━━ Supplied data

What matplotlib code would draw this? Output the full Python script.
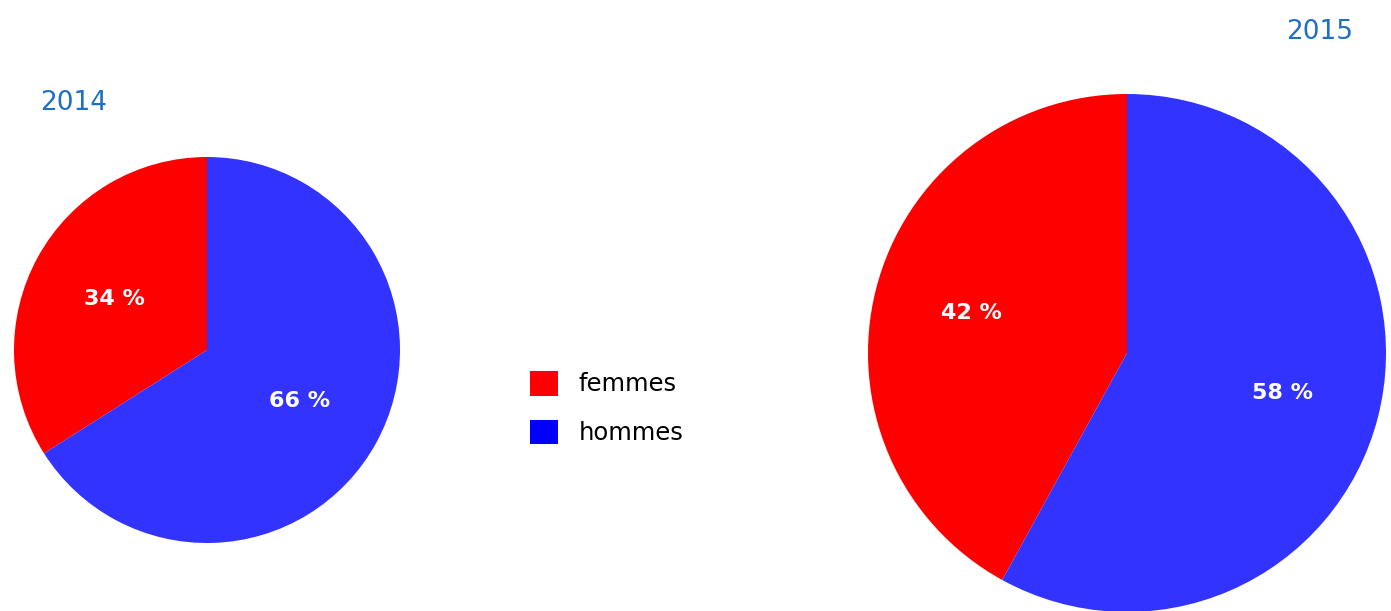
import matplotlib.pyplot as plt
from matplotlib.patches import Patch

W, H = 1391, 611

labels = ["femmes", "hommes"]
values_2014 = [34, 66]
values_2015 = [42, 58]
years = ["2014", "2015"]

pie_colors = ["#ff0000", "#3333ff"]
legend_colors = ["#ff0000", "#0000ff"]
title_color = "#1f6fc5"

plt.rcParams['font.family'] = ['DejaVu Sans']

fig = plt.figure(figsize=(W / 100, H / 100), dpi=100)
ax = fig.add_axes([0, 0, 1, 1])

# left pie (2014)
ax.pie(values_2014, colors=pie_colors, startangle=90, counterclock=True,
       center=(207, H - 350), radius=193, frame=True,
       autopct=lambda p: f"{p:.0f} %", pctdistance=0.55,
       textprops=dict(color="white", fontsize=16, fontweight="bold"),
       wedgeprops=dict(linewidth=0))

# right pie (2015)
ax.pie(values_2015, colors=pie_colors, startangle=90, counterclock=True,
       center=(1127, H - 353), radius=259, frame=True,
       autopct=lambda p: f"{p:.0f} %", pctdistance=0.62,
       textprops=dict(color="white", fontsize=16, fontweight="bold"),
       wedgeprops=dict(linewidth=0))

ax.text(40, H - 103, years[0], color=title_color, fontsize=19, va="center", ha="left")
ax.text(1353, H - 32, years[1], color=title_color, fontsize=19, va="center", ha="right")

handles = [Patch(facecolor=c, edgecolor="none") for c in legend_colors]
ax.legend(handles, labels, loc="center left", bbox_to_anchor=(530 / W, 1 - 408 / H),
          frameon=False, fontsize=17.5, handlelength=1.15, handleheight=1.2,
          handletextpad=0.85, labelspacing=0.95, borderaxespad=0, borderpad=0)

ax.set_xlim(0, W)
ax.set_ylim(0, H)
ax.set_aspect("equal")
ax.axis("off")

fig.savefig("out.png", dpi=100)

━━━━

■ Problem
Please take the lines from the beginning of the data above through the line holding "ax = fig.add_axes([0, 0, 1, 1])" and transcribe them exactly, without any pictures.

■ Written solution
What matplotlib code would draw this? Output the full Python script.
import matplotlib.pyplot as plt
from matplotlib.patches import Patch

W, H = 1391, 611

labels = ["femmes", "hommes"]
values_2014 = [34, 66]
values_2015 = [42, 58]
years = ["2014", "2015"]

pie_colors = ["#ff0000", "#3333ff"]
legend_colors = ["#ff0000", "#0000ff"]
title_color = "#1f6fc5"

plt.rcParams['font.family'] = ['DejaVu Sans']

fig = plt.figure(figsize=(W / 100, H / 100), dpi=100)
ax = fig.add_axes([0, 0, 1, 1])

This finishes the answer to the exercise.